The Chatbot years
The rules-based chatbot approach was effective for me when I began testing them a few years ago, yielding the expected responses.
Unless they aligned with the question response pair I established, the end-user's experience was average. During my tests, getting a good and appropriate response happened infrequently or required a monumental amount of work. Meeting such a variety of expectations and needs through these scenarios was very time-consuming.
Later chatbot versions had the capability to use variables and branches to guide / coerce users towards a specific path through fully formed questions to achieve the desired outcome. It reduced the complexity considerably, but forcing the user to follow a set path wasn't a great user experience or outcome for the end user.
I therefore gave up on chatbots, deciding the experience was still not great.
AI based Chatbots
So with me being so enthusiastic about AI, writing articles, and doing presentations about it frequently, GenAI based chatbots must now be my every other day hobby. And with all the hype and companies investing in GenAI chatbots this must be the solution I'd be looking for. Well, actually, no. And I'm surprised so many companies are investing in chatbots that are customer facing. Here's why:
Even though GenAI is capable of generating some amazing, diverse and often very creative responses in a chatbot scenario, I have not experienced reliability.
Reliable, predictable, and repeatable glory. I have not experienced that.
You can have (the statistical probability of it depends on the context of course), home run after home run using GenAI based Chatbots. But there will always be hallucinations, brain fart, error result moments. Depending on the complexity of the context and questions it may even throw GenAI way off course and result in wrong, unexpected or even very bad results.
Is it that important you may say. Well when I can't predict what some system is going to say, to do, or not do, I would not consider that as a viable solution for a company. Maybe for amusement, "you never know what you will get", "surprise !".
But for customer service when people are frequently seeking help, or for resolution of an issue they have? I can't imagine how an unpredictable, unreliable and unrepeatable output is going to be appropriate.
With complicated questions, or what are called adversarial questions, ChatGPT, the best of the best, even the fine tuned LHRF version can't get to a 60% accuracy in the TruthfulQA set of questions.
These tests pull on certain functions that our brains may struggle with at first, but through reasoning are achievable, but these same functions we use are not currently available in LLMs used by GenAI. Even the best LLMs, like the optimised Reinforcement Learning from Human Feedback (RLHF) versions, struggle with these tests.
Some people believe that GenAI's inherent creative streak, which people have grown to love, is the reason behind this. I suspect however, this is more about GenAI missing key functions if we were comparing to the human brain and how it works.
Wouldn't a human brain do better?
I spoke about this in my recent The future of AI in Enterprise presentation at HumanMade's AI event, related to what professor Diettrich talks about in this video, one I refer to and explain from Mahowald and Ivanona's paper (ref: https://arxiv.org/abs/2301.06627) and the table below from their paper:
This falls down to, as professor Dietterich explains, how GenAI is missing functions from (our current understanding of) how the human brain works. And specifically what we have that LLMs are missing, as far as we know (given that OpenAI is no longer 'open' about the way GPT-4 is structured).
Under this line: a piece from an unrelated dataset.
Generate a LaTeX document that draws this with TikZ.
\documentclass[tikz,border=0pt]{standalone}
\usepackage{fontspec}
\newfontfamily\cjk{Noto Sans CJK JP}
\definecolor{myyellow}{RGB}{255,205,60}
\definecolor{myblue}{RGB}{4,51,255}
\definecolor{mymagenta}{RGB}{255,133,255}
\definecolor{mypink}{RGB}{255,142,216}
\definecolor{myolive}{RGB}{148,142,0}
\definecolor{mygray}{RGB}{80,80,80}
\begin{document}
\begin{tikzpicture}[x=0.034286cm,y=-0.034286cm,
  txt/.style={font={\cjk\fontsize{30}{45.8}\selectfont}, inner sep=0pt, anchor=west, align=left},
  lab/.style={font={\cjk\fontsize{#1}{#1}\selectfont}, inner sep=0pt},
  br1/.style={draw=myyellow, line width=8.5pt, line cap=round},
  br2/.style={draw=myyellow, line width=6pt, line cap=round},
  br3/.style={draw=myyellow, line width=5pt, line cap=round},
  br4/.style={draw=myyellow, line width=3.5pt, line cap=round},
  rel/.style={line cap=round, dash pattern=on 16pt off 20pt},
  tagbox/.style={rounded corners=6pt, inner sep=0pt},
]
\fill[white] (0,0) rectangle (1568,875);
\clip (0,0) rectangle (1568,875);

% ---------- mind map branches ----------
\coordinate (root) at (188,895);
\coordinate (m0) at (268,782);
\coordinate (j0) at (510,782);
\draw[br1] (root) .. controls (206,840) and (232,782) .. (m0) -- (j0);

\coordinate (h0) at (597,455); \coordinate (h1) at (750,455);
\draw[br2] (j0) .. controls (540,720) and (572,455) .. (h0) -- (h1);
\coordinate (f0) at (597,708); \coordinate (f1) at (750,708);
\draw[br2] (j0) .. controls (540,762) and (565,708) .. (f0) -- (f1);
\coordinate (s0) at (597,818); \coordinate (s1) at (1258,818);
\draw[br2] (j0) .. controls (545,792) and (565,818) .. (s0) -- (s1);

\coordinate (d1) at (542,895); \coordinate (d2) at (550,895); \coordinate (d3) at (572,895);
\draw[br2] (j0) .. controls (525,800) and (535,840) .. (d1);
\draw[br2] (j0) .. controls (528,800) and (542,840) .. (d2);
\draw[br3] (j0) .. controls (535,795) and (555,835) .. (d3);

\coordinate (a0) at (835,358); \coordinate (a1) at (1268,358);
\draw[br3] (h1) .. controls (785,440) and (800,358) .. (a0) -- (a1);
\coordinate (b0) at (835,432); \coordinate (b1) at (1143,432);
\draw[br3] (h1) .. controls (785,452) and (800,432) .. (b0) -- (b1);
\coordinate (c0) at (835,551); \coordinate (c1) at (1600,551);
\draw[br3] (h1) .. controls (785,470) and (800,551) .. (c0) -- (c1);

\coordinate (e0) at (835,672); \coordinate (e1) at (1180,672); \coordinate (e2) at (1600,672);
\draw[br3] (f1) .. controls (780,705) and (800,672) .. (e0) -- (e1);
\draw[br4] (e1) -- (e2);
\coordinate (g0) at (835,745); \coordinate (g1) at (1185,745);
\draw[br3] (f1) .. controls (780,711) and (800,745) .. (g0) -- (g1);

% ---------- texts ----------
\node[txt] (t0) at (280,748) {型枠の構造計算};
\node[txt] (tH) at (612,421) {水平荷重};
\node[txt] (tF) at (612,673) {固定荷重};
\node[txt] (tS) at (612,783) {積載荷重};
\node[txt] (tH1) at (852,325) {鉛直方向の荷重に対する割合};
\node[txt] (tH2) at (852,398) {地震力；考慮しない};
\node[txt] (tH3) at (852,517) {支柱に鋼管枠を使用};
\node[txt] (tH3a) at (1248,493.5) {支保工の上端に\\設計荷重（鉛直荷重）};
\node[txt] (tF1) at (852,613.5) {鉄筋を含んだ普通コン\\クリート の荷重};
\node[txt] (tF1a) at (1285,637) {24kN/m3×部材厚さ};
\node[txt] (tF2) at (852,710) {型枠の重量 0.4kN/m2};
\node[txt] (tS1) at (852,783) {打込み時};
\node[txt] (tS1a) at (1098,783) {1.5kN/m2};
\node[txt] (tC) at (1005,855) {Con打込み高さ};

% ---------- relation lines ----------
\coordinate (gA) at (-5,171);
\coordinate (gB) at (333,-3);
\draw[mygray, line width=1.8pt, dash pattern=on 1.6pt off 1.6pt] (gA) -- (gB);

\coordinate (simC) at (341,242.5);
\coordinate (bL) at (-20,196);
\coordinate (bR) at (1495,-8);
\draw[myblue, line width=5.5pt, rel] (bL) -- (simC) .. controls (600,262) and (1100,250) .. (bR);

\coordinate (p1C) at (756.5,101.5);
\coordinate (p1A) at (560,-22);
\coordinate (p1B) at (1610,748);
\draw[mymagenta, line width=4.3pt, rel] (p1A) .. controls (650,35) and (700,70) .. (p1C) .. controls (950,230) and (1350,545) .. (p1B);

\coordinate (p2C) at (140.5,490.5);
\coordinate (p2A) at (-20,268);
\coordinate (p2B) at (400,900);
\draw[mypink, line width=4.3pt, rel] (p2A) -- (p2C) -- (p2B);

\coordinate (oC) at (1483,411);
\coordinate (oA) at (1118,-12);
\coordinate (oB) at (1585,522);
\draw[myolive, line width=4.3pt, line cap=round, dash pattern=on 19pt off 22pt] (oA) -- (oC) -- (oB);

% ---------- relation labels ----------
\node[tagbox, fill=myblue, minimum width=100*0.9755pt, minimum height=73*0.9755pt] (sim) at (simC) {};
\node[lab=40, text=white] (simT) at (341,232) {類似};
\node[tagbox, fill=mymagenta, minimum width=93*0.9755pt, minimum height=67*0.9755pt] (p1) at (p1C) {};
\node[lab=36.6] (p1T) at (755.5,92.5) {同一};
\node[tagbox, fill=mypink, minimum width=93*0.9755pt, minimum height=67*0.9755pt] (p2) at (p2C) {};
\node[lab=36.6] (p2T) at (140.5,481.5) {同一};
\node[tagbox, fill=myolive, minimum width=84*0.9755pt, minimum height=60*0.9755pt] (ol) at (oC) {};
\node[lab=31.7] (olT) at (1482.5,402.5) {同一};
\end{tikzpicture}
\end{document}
I've tested Chatbase and the AI Engine WordPress plugin (with embeddings / Pinecone). Both give great results, but the current GPT-4 model is simply not 100% reliable, reasonable or capable of repeatable results.
These 2 systems work well. The current LLM models they are connecting to, however, just don't give reliable results. The English configured version provided better results than a French version I set up with both Chatbase and the AI Engine.
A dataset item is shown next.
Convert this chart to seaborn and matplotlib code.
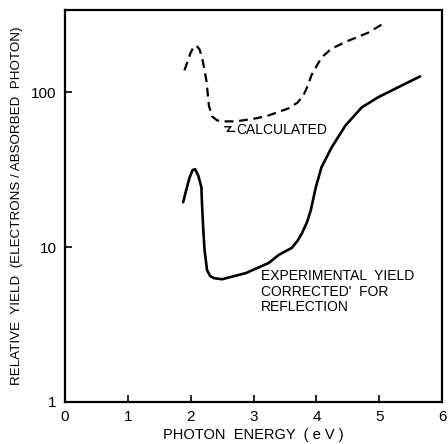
import matplotlib
matplotlib.use("Agg")
import matplotlib.pyplot as plt
import seaborn as sns
import pandas as pd

calc_energy = [1.90, 1.95, 1.99, 2.04, 2.09, 2.14, 2.18, 2.22, 2.25, 2.29, 2.34, 2.42, 2.50, 2.72, 3.04, 3.24, 3.56, 3.70, 3.79, 3.86, 3.92, 4.08, 4.24, 4.51, 4.83, 5.09]
calc_yield = [139, 158, 177, 195, 201, 190, 168, 140, 119, 82, 70, 66, 65, 65, 68, 71, 79, 86, 95, 110, 129, 168, 192, 216, 244, 283]

exp_energy = [1.88, 1.93, 1.98, 2.03, 2.07, 2.12, 2.17, 2.18, 2.20, 2.22, 2.26, 2.31, 2.37, 2.50, 2.88, 3.24, 3.40, 3.61, 3.70, 3.77, 3.85, 3.91, 3.99, 4.08, 4.24, 4.46, 4.72, 4.98, 5.30, 5.65]
exp_yield = [19.5, 23.5, 28, 31.5, 31.9, 29, 24.4, 19, 13, 9.6, 7.1, 6.5, 6.3, 6.2, 6.8, 7.9, 8.9, 9.9, 11.0, 12.3, 14.5, 17.3, 24.4, 32.8, 44, 61, 80, 93, 108, 127]

x_ticks = [0, 1, 2, 3, 4, 5, 6]
y_ticks = [1, 10, 100]
y_tick_labels = ["1", "10", "100"]

sns.set_style("ticks")
plt.rcParams['font.family'] = ['Liberation Sans', 'DejaVu Sans']
plt.rcParams.update({"text.color": "black", "axes.labelcolor": "black",
                     "xtick.color": "black", "ytick.color": "black",
                     "axes.edgecolor": "black"})

calc_df = pd.DataFrame({"energy": calc_energy, "yield": calc_yield})
exp_df = pd.DataFrame({"energy": exp_energy, "yield": exp_yield})

fig = plt.figure(figsize=(4.48, 4.44), dpi=100)
ax = fig.add_axes([0.145, 0.095, 0.842, 0.882])

sns.lineplot(data=calc_df, x="energy", y="yield", ax=ax, color="black",
             linewidth=1.6, linestyle=(0, (4, 2.5)), sort=False)
sns.lineplot(data=exp_df, x="energy", y="yield", ax=ax, color="black",
             linewidth=1.9, sort=False)
for ln in ax.lines:
    ln.set_solid_joinstyle("round")
    ln.set_dash_joinstyle("round")

ax.set_yscale("log")
ax.set_xlim(0, 5.96)
ax.set_ylim(1, 340)
ax.set_xticks(x_ticks)
ax.set_xticklabels([str(t) for t in x_ticks])
ax.set_yticks(y_ticks)
ax.set_yticklabels(y_tick_labels)
ax.minorticks_off()
ax.tick_params(direction="in", length=5, width=1.2, labelsize=11, pad=6, colors="black")
for s in ax.spines.values():
    s.set_linewidth(1.6)
    s.set_color("black")
    s.set_visible(True)

ax.set_xlabel("PHOTON  ENERGY  ( e V )", fontsize=10.5, labelpad=3, color="black")
ax.set_ylabel("RELATIVE  YIELD  (ELECTRONS / ABSORBED  PHOTON)", fontsize=9.6, labelpad=6, color="black")

ax.text(2.72, 57, "CALCULATED", fontsize=10, va="center", ha="left", color="black")
ax.plot([2.54, 2.64, 2.58, 2.70], [60, 60, 56, 56], color="black", linewidth=1.0)
ax.text(3.12, 7.2, "EXPERIMENTAL  YIELD\nCORRECTED'  FOR\nREFLECTION", fontsize=10,
        va="top", ha="left", linespacing=1.15, color="black")

fig.savefig("out.png", dpi=100)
To start with the French version using GPT-3.5 was constantly making up product or review page URLs when the setup was based on forcing it to only consider URLs from a specific set of URLs. But this also happened (although less) when I gained GPT-4 API access too.
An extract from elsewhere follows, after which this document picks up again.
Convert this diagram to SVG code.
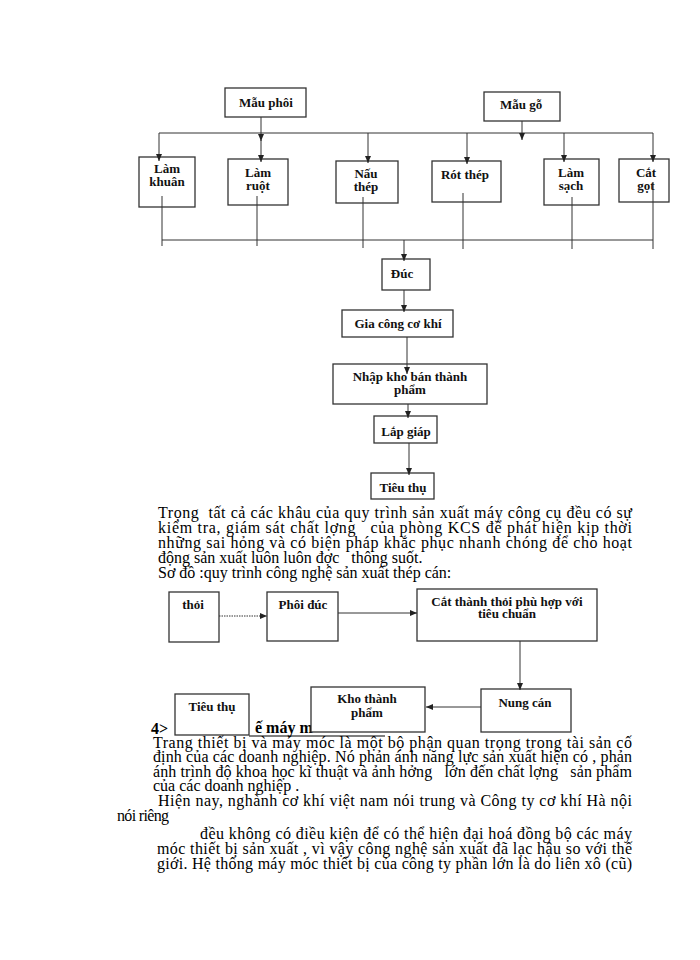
<svg xmlns="http://www.w3.org/2000/svg" width="700" height="960" viewBox="0 0 700 960">
<style>
.box{fill:#fff;stroke:#333;stroke-width:1.3}
.lbl{font-family:"Liberation Serif","Times New Roman",serif;font-weight:bold;font-size:13px;text-anchor:middle;fill:#111}
.ln{stroke:#333;stroke-width:1;fill:none}
.arr{stroke:#333;stroke-width:1;fill:none;marker-end:url(#ah)}
.body{font-family:"Liberation Serif","Times New Roman",serif;font-size:16px;fill:#000;white-space:pre}
.hd{font-family:"Liberation Serif","Times New Roman",serif;font-size:16px;font-weight:bold;fill:#000}
</style>
<defs>
<marker id="ah" markerWidth="8" markerHeight="8" refX="7" refY="4" orient="auto" markerUnits="userSpaceOnUse">
<path d="M0,1 L7,4 L0,7 z" fill="#222"/>
</marker>
</defs>
<rect width="700" height="960" fill="#fff"/>

<!-- top diagram nodes -->
<g id="mau-phoi"><rect class="box" x="225" y="88" width="81" height="29"/><text class="lbl" x="266" y="107">Mẫu phôi</text></g>
<g id="mau-go"><rect class="box" x="484" y="92" width="76" height="29"/><text class="lbl" x="521" y="109">Mẫu gỗ</text></g>
<g id="lam-khuan"><rect class="box" x="139" y="157" width="56" height="50"/><text class="lbl" x="167" y="173">Làm</text><text class="lbl" x="167" y="186">khuân</text></g>
<g id="lam-ruot"><rect class="box" x="228" y="159" width="60" height="46"/><text class="lbl" x="258" y="177">Làm</text><text class="lbl" x="258" y="190">ruột</text></g>
<g id="nau-thep"><rect class="box" x="336" y="161" width="62" height="42"/><text class="lbl" x="366" y="178">Nấu</text><text class="lbl" x="366" y="191">thép</text></g>
<g id="rot-thep"><rect class="box" x="432" y="161" width="69" height="41"/><text class="lbl" x="465" y="179">Rót thép</text></g>
<g id="lam-sach"><rect class="box" x="544" y="159" width="55" height="46"/><text class="lbl" x="571" y="177">Làm</text><text class="lbl" x="571" y="190">sạch</text></g>
<g id="cat-got"><rect class="box" x="619" y="159" width="50" height="43"/><text class="lbl" x="646" y="177">Cắt</text><text class="lbl" x="646" y="190">gọt</text></g>
<g id="duc"><rect class="box" x="382" y="259" width="48" height="31"/><text class="lbl" x="402" y="278">Đúc</text></g>
<g id="gia-cong"><rect class="box" x="342" y="310" width="111" height="27"/><text class="lbl" x="398" y="328">Gia công cơ khí</text></g>
<g id="nhap-kho"><rect class="box" x="333" y="364" width="154" height="40"/><text class="lbl" x="410" y="381">Nhập kho bán thành</text><text class="lbl" x="410" y="394">phẩm</text></g>
<g id="lap-giap"><rect class="box" x="374" y="416" width="63" height="27"/><text class="lbl" x="406" y="436">Lắp giáp</text></g>
<g id="tieu-thu-1"><rect class="box" x="371" y="473" width="63" height="26"/><text class="lbl" x="403" y="492">Tiêu thụ</text></g>

<!-- top diagram connectors -->
<g id="connectors-1">
<line class="ln" x1="159" y1="133" x2="653" y2="133"/>
<line class="arr" x1="261" y1="117" x2="261" y2="141"/>
<line class="arr" x1="261" y1="140" x2="261" y2="162"/>
<line class="arr" x1="522" y1="121" x2="522" y2="140"/>
<line class="arr" x1="159" y1="133" x2="159" y2="161"/>
<line class="arr" x1="368" y1="133" x2="368" y2="163"/>
<line class="arr" x1="467" y1="133" x2="467" y2="164"/>
<line class="arr" x1="564" y1="133" x2="564" y2="162"/>
<line class="arr" x1="653" y1="133" x2="653" y2="162"/>
<line class="ln" x1="162" y1="196" x2="162" y2="246"/>
<line class="ln" x1="257" y1="196" x2="257" y2="246"/>
<line class="ln" x1="363" y1="197" x2="363" y2="248"/>
<line class="ln" x1="463" y1="193" x2="463" y2="249"/>
<line class="ln" x1="572" y1="197" x2="572" y2="249"/>
<line class="ln" x1="653" y1="182" x2="653" y2="249"/>
<line class="ln" x1="162" y1="240" x2="653" y2="240"/>
<line class="arr" x1="404" y1="240" x2="404" y2="261"/>
<line class="arr" x1="404" y1="290" x2="404" y2="312"/>
<line class="arr" x1="407" y1="337" x2="407" y2="374"/>
<line class="arr" x1="408" y1="404" x2="408" y2="418"/>
<line class="arr" x1="409" y1="443" x2="409" y2="475"/>
</g>

<!-- text paragraph 1 -->
<g>
<text class="body" xml:space="preserve" x="158" y="518" textLength="474" lengthAdjust="spacing">Trọng  tất cả các khâu của quy trình sản xuất máy công cụ đều có sự</text>
<text class="body" xml:space="preserve" x="158" y="533" textLength="474" lengthAdjust="spacing">kiểm tra, giám sát chất lợng   của phòng KCS để phát hiện kịp thời</text>
<text class="body" xml:space="preserve" x="158" y="548" textLength="474" lengthAdjust="spacing">những sai hỏng và có biện pháp khắc phục nhanh chóng để cho hoạt</text>
<text class="body" xml:space="preserve" x="158" y="563">động sản xuất luôn luôn đợc   thông suốt.</text>
<text class="body" xml:space="preserve" x="158" y="578">Sơ đồ :quy trình công nghệ sản xuất thép cán:</text>
</g>

<!-- heading (partly hidden by boxes) -->
<g id="heading">
<text class="hd" x="151" y="734">4&gt;</text>
<text class="hd" x="255" y="733">ế máy m</text>
<line x1="249" y1="736" x2="385" y2="736" stroke="#000" stroke-width="1"/>
</g>

<!-- second diagram nodes -->
<g id="thoi"><rect class="box" x="169" y="592" width="50" height="50"/><text class="lbl" x="193" y="609">thỏi</text></g>
<g id="phoi-duc"><rect class="box" x="267" y="592" width="71" height="49"/><text class="lbl" x="303" y="609">Phôi đúc</text></g>
<g id="cat-thanh"><rect class="box" x="417" y="589" width="180" height="52"/><text class="lbl" x="507" y="606">Cắt thành thỏi phù hợp với</text><text class="lbl" x="507" y="618">tiêu chuẩn</text></g>
<g id="nung-can"><rect class="box" x="481" y="689" width="90" height="43"/><text class="lbl" x="525" y="707">Nung cán</text></g>
<g id="kho-thanh-pham"><rect class="box" x="311" y="687" width="114" height="45"/><text class="lbl" x="367" y="703">Kho thành</text><text class="lbl" x="367" y="717">phẩm</text></g>
<g id="tieu-thu-2"><rect class="box" x="175" y="694" width="74" height="41"/><text class="lbl" x="212" y="711">Tiêu thụ</text></g>

<!-- second diagram connectors -->
<g id="connectors-2">
<line class="arr" x1="219" y1="616" x2="267" y2="616" stroke-dasharray="1.5 1"/>
<line class="arr" x1="338" y1="613" x2="417" y2="613"/>
<line class="arr" x1="520" y1="641" x2="520" y2="690"/>
<line class="arr" x1="481" y1="707" x2="426" y2="707"/>
</g>

<!-- text paragraph 2 -->
<g>
<text class="body" xml:space="preserve" x="153" y="748" textLength="479" lengthAdjust="spacing">Trang thiết bị và máy móc là một bộ phận quan trọng trong tài sản cố</text>
<text class="body" xml:space="preserve" x="153" y="762" textLength="479" lengthAdjust="spacing">định của các doanh nghiệp. Nó phản ánh năng lực sản xuất hiện có , phản</text>
<text class="body" xml:space="preserve" x="153" y="777" textLength="479" lengthAdjust="spacing">ánh trình độ khoa học kĩ thuật và ảnh hởng   lớn đến chất lợng   sản phẩm</text>
<text class="body" xml:space="preserve" x="153" y="791">của các doanh nghiệp .</text>
<text class="body" xml:space="preserve" x="158" y="806" textLength="474" lengthAdjust="spacing">Hiện nay, nghành cơ khí việt nam nói trung và Công ty cơ khí Hà nội</text>
<text class="body" xml:space="preserve" x="117" y="821" textLength="52" lengthAdjust="spacing">nói riêng</text>
<text class="body" xml:space="preserve" x="200" y="839" textLength="432" lengthAdjust="spacing">đều không có điều kiện để có thể hiện đại hoá đồng bộ các máy</text>
<text class="body" xml:space="preserve" x="157" y="854" textLength="475" lengthAdjust="spacing">móc thiết bị sản xuất , vì vậy công nghệ sản xuất đã lạc hậu so với thế</text>
<text class="body" xml:space="preserve" x="157" y="869" textLength="475" lengthAdjust="spacing">giới. Hệ thống máy móc thiết bị của công ty phần lớn là do liên xô (cũ)</text>
</g>
</svg>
Chatbots may not be a practical solution for customer-facing interactions until we reduce output errors and improve reliability. While using these systems as an assistant-based solution in a company makes sense, employees must still double-check any output from such tools. It's crucial for employees who use them to understand 'what good looks like', the correct answer, and to be able to spot issues right away.
The software renaissance; reducing society's technical debt
But like the article from Sequoia that summarises what they describe where we are as the first act of GenAI, as if we were part of a Shakespearean play, and that act 2 will be more interesting, I still feel that what the team over at SKVentures points to as a renaissance of the software world is far more interesting. When I see what Noel Tock is doing creating some amazing images and as I discussed with Christian Ulstrup, AI could help reduce society's technical debt by creating far cheaper software. And that all sounds far more interesting. Granted, Sequoia may make far less money (but the opposite could also be true).
As discussed here, talking about the good of open-source, SKVentures suggests that AI could have a really positive impact on the cost of software, cheaper and far more innovative software would reduce society's technical debt and finally follow the same downward trend that we have seen with CPUs, and other important hardware we need in the digital transformation of society in general:
It would be great if society can benefit from a software renaissance, one which benefits all of us, rather than being burdened by the technical debt SKVentures talks about.